Children should be aware of religion but not raised in religion. My 2 daughters claim to believe because they know my past and cannot figure out why I stopped believing. If I talk to them they both claim to understand what I am saying but they appear to be afraid to say "I do not know" on religious subjects. To be honest with yourself and others not knowing is a big part of life.

5

I believe that children should be taught 'reality'. It is a hard road to learn it latter in life. Trump supporters still live in 'a form of flat earth'. I knew that astrologers already knew that the earth was a globe in BCE, but there was a PBS program about that a few nights ago.

3

Children should be protected from religion.
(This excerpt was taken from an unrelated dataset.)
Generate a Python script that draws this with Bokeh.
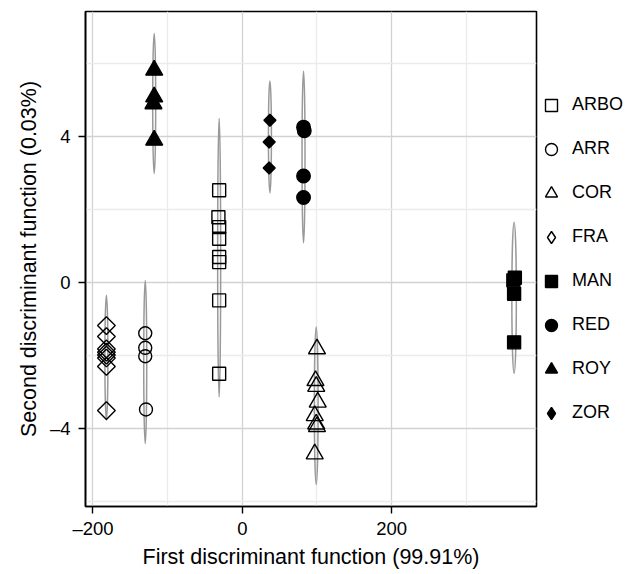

I believe I have read the the Chinese philosopher, Confusious, was born about 300 BCE. He was a person who actually lived; I don't think he ever claimed to be able to "walk on water", as the mythical Jesus was reported to have done. I have not read one word of what was recorded of him, but I believe his fame is due to his vieuws on compassion. I think kids should be taught realistically between 'good and evil'.

8

Wow, the article is 9 years old, but still holds true, in my opinion. I raised my kids without religion and they are quite fair minded, non-racist, and can tell fiction from reality quite well. They read a lot of books when they were young and "fiction" and "non-fiction" was written right there on the library card! Too bad the bible isn't labeled so. 😉

9

Despite some actions by the religious ''right'' (in my daughter's pre-school.) I just told her that some people believe in god and some don't. But, as she got older, religious administration (no doubt) inserted a lot of xtian ritual. Luckily, though, they failed to capture her and.....she's never looked back.